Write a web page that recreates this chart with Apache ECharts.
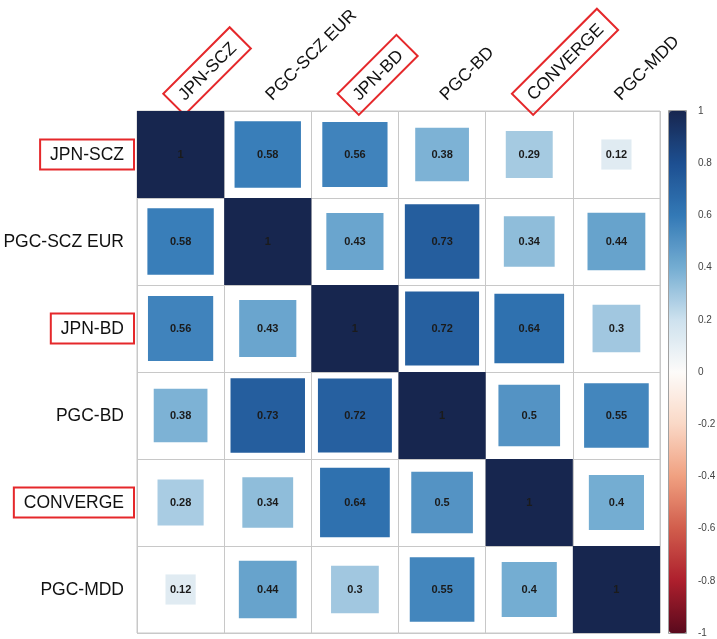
<!DOCTYPE html>
<html>
<head>
<meta charset="utf-8">
<script src="https://cdn.jsdelivr.net/npm/echarts@6/dist/echarts.min.js"></script>
<style>
  html, body { margin: 0; padding: 0; background: #fff; }
  #chart { width: 717px; height: 639px; }
</style>
</head>
<body>
<div id="chart"></div>
<script>
const labels = ['JPN-SCZ', 'PGC-SCZ EUR', 'JPN-BD', 'PGC-BD', 'CONVERGE', 'PGC-MDD']
const boxed = ['JPN-SCZ', 'JPN-BD', 'CONVERGE']

// one row per trait, same order as labels
const rowJpnScz = [1, 0.58, 0.56, 0.38, 0.29, 0.12]
const rowPgcSczEur = [0.58, 1, 0.43, 0.73, 0.34, 0.44]
const rowJpnBd = [0.56, 0.43, 1, 0.72, 0.64, 0.3]
const rowPgcBd = [0.38, 0.73, 0.72, 1, 0.5, 0.55]
const rowConverge = [0.28, 0.34, 0.64, 0.5, 1, 0.4]
const rowPgcMdd = [0.12, 0.44, 0.3, 0.55, 0.4, 1]

const rows = [rowJpnScz, rowPgcSczEur, rowJpnBd, rowPgcBd, rowConverge, rowPgcMdd]

const cells = []
rows.forEach((row, i) => {
  row.forEach((v, j) => cells.push([j, i, v]))
})

const font = '"Liberation Sans", Arial, sans-serif'
const red = '#e5282b'

const labelRich = {
  box: {
    fontFamily: font, fontSize: 17.5, lineHeight: 19, color: '#111',
    padding: [7, 10, 5, 10], borderColor: red, borderWidth: 2,
  },
  plain: {
    fontFamily: font, fontSize: 17.5, lineHeight: 19, color: '#111',
    padding: [7, 10, 5, 10],
  },
}
const fmtLabel = v => boxed.includes(v) ? `{box|${v}}` : `{plain|${v}}`

const chart = echarts.init(document.getElementById('chart'))

const option = {
  backgroundColor: '#fff',
  animation: false,
  grid: [
    {
      left: 137, top: 111, width: 523, height: 522,
      show: true, borderColor: '#c8c8c8', borderWidth: 1,
      outerBoundsMode: 'none',
    },
    {
      left: 669, top: 111, width: 18, height: 522,
      show: false, outerBoundsMode: 'none',
    },
  ],
  xAxis: [
    {
      type: 'category',
      gridIndex: 0,
      position: 'top',
      data: labels,
      axisLine: { show: false },
      axisTick: { show: false },
      splitLine: { show: true, interval: 0, lineStyle: { color: '#c8c8c8', width: 1 } },
      axisLabel: {
        interval: 0,
        rotate: -45,
        align: 'left',
        verticalAlign: 'bottom',
        margin: 0,
        formatter: fmtLabel,
        rich: labelRich,
      },
    },
    { type: 'value', gridIndex: 1, show: false, min: 0, max: 1 },
  ],
  yAxis: [
    {
      type: 'category',
      gridIndex: 0,
      inverse: true,
      data: labels,
      axisLine: { show: false },
      axisTick: { show: false },
      splitLine: { show: true, interval: 0, lineStyle: { color: '#c8c8c8', width: 1 } },
      axisLabel: {
        interval: 0,
        margin: 3,
        formatter: fmtLabel,
        rich: labelRich,
      },
    },
    {
      type: 'value',
      gridIndex: 1,
      position: 'right',
      min: -1,
      max: 1,
      interval: 0.2,
      axisLine: { show: false },
      splitLine: { show: false },
      axisTick: { show: true, length: 3, lineStyle: { color: '#777' } },
      axisLabel: { margin: 11, fontSize: 10, color: '#444', fontFamily: font },
    },
  ],
  visualMap: {
    type: 'continuous',
    seriesIndex: 0,
    dimension: 2,
    min: -1,
    max: 1,
    calculable: false,
    hoverLink: false,
    left: 669,
    top: 111,
    padding: 0,
    itemWidth: 18,
    itemHeight: 522,
    text: null,
    inRange: {
      color: ['#5a0a1d', '#ad1f2d', '#d15d4c', '#f0a080', '#fad8c6', '#fdfbf9',
        '#cde1ee', '#74add2', '#3379b6', '#1d4f91', '#17264f'],
    },
  },
  graphic: [
    {
      type: 'rect',
      z: 100,
      silent: true,
      shape: { x: 668.5, y: 110.5, width: 18, height: 523 },
      style: { fill: null, stroke: '#a0a0a0', lineWidth: 1 },
    },
  ],
  series: [
    {
      type: 'custom',
      xAxisIndex: 0,
      yAxisIndex: 0,
      data: cells,
      renderItem: (params, api) => {
        const v = api.value(2)
        const c = api.coord([api.value(0), api.value(1)])
        const cell = api.size([1, 1])
        const k = Math.sqrt(Math.abs(v))
        const w = cell[0] * k
        const h = cell[1] * k
        return {
          type: 'group',
          children: [
            {
              type: 'rect',
              shape: { x: c[0] - w / 2, y: c[1] - h / 2, width: w, height: h },
              style: { fill: api.visual('color') },
            },
            {
              type: 'text',
              style: {
                x: c[0], y: c[1], text: String(v),
                align: 'center', verticalAlign: 'middle',
                font: `bold 11px ${font}`, fill: '#1b1b1b',
              },
            },
          ],
        }
      },
    },
  ],
}

chart.setOption(option)
</script>
</body>
</html>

────────────────────────────────────────

### Goal
Return the full material word for word. Do not include the pictures.

### Exercise response
Write a web page that recreates this chart with Apache ECharts.
<!DOCTYPE html>
<html>
<head>
<meta charset="utf-8">
<script src="https://cdn.jsdelivr.net/npm/echarts@6/dist/echarts.min.js"></script>
<style>
  html, body { margin: 0; padding: 0; background: #fff; }
  #chart { width: 717px; height: 639px; }
</style>
</head>
<body>
<div id="chart"></div>
<script>
const labels = ['JPN-SCZ', 'PGC-SCZ EUR', 'JPN-BD', 'PGC-BD', 'CONVERGE', 'PGC-MDD']
const boxed = ['JPN-SCZ', 'JPN-BD', 'CONVERGE']

// one row per trait, same order as labels
const rowJpnScz = [1, 0.58, 0.56, 0.38, 0.29, 0.12]
const rowPgcSczEur = [0.58, 1, 0.43, 0.73, 0.34, 0.44]
const rowJpnBd = [0.56, 0.43, 1, 0.72, 0.64, 0.3]
const rowPgcBd = [0.38, 0.73, 0.72, 1, 0.5, 0.55]
const rowConverge = [0.28, 0.34, 0.64, 0.5, 1, 0.4]
const rowPgcMdd = [0.12, 0.44, 0.3, 0.55, 0.4, 1]

const rows = [rowJpnScz, rowPgcSczEur, rowJpnBd, rowPgcBd, rowConverge, rowPgcMdd]

const cells = []
rows.forEach((row, i) => {
  row.forEach((v, j) => cells.push([j, i, v]))
})

const font = '"Liberation Sans", Arial, sans-serif'
const red = '#e5282b'

const labelRich = {
  box: {
    fontFamily: font, fontSize: 17.5, lineHeight: 19, color: '#111',
    padding: [7, 10, 5, 10], borderColor: red, borderWidth: 2,
  },
  plain: {
    fontFamily: font, fontSize: 17.5, lineHeight: 19, color: '#111',
    padding: [7, 10, 5, 10],
  },
}
const fmtLabel = v => boxed.includes(v) ? `{box|${v}}` : `{plain|${v}}`

const chart = echarts.init(document.getElementById('chart'))

const option = {
  backgroundColor: '#fff',
  animation: false,
  grid: [
    {
      left: 137, top: 111, width: 523, height: 522,
      show: true, borderColor: '#c8c8c8', borderWidth: 1,
      outerBoundsMode: 'none',
    },
    {
      left: 669, top: 111, width: 18, height: 522,
      show: false, outerBoundsMode: 'none',
    },
  ],
  xAxis: [
    {
      type: 'category',
      gridIndex: 0,
      position: 'top',
      data: labels,
      axisLine: { show: false },
      axisTick: { show: false },
      splitLine: { show: true, interval: 0, lineStyle: { color: '#c8c8c8', width: 1 } },
      axisLabel: {
        interval: 0,
        rotate: -45,
        align: 'left',
        verticalAlign: 'bottom',
        margin: 0,
        formatter: fmtLabel,
        rich: labelRich,
      },
    },
    { type: 'value', gridIndex: 1, show: false, min: 0, max: 1 },
  ],
  yAxis: [
    {
      type: 'category',
      gridIndex: 0,
      inverse: true,
      data: labels,
      axisLine: { show: false },
      axisTick: { show: false },
      splitLine: { show: true, interval: 0, lineStyle: { color: '#c8c8c8', width: 1 } },
      axisLabel: {
        interval: 0,
        margin: 3,
        formatter: fmtLabel,
        rich: labelRich,
      },
    },
    {
      type: 'value',
      gridIndex: 1,
      position: 'right',
      min: -1,
      max: 1,
      interval: 0.2,
      axisLine: { show: false },
      splitLine: { show: false },
      axisTick: { show: true, length: 3, lineStyle: { color: '#777' } },
      axisLabel: { margin: 11, fontSize: 10, color: '#444', fontFamily: font },
    },
  ],
  visualMap: {
    type: 'continuous',
    seriesIndex: 0,
    dimension: 2,
    min: -1,
    max: 1,
    calculable: false,
    hoverLink: false,
    left: 669,
    top: 111,
    padding: 0,
    itemWidth: 18,
    itemHeight: 522,
    text: null,
    inRange: {
      color: ['#5a0a1d', '#ad1f2d', '#d15d4c', '#f0a080', '#fad8c6', '#fdfbf9',
        '#cde1ee', '#74add2', '#3379b6', '#1d4f91', '#17264f'],
    },
  },
  graphic: [
    {
      type: 'rect',
      z: 100,
      silent: true,
      shape: { x: 668.5, y: 110.5, width: 18, height: 523 },
      style: { fill: null, stroke: '#a0a0a0', lineWidth: 1 },
    },
  ],
  series: [
    {
      type: 'custom',
      xAxisIndex: 0,
      yAxisIndex: 0,
      data: cells,
      renderItem: (params, api) => {
        const v = api.value(2)
        const c = api.coord([api.value(0), api.value(1)])
        const cell = api.size([1, 1])
        const k = Math.sqrt(Math.abs(v))
        const w = cell[0] * k
        const h = cell[1] * k
        return {
          type: 'group',
          children: [
            {
              type: 'rect',
              shape: { x: c[0] - w / 2, y: c[1] - h / 2, width: w, height: h },
              style: { fill: api.visual('color') },
            },
            {
              type: 'text',
              style: {
                x: c[0], y: c[1], text: String(v),
                align: 'center', verticalAlign: 'middle',
                font: `bold 11px ${font}`, fill: '#1b1b1b',
              },
            },
          ],
        }
      },
    },
  ],
}

chart.setOption(option)
</script>
</body>
</html>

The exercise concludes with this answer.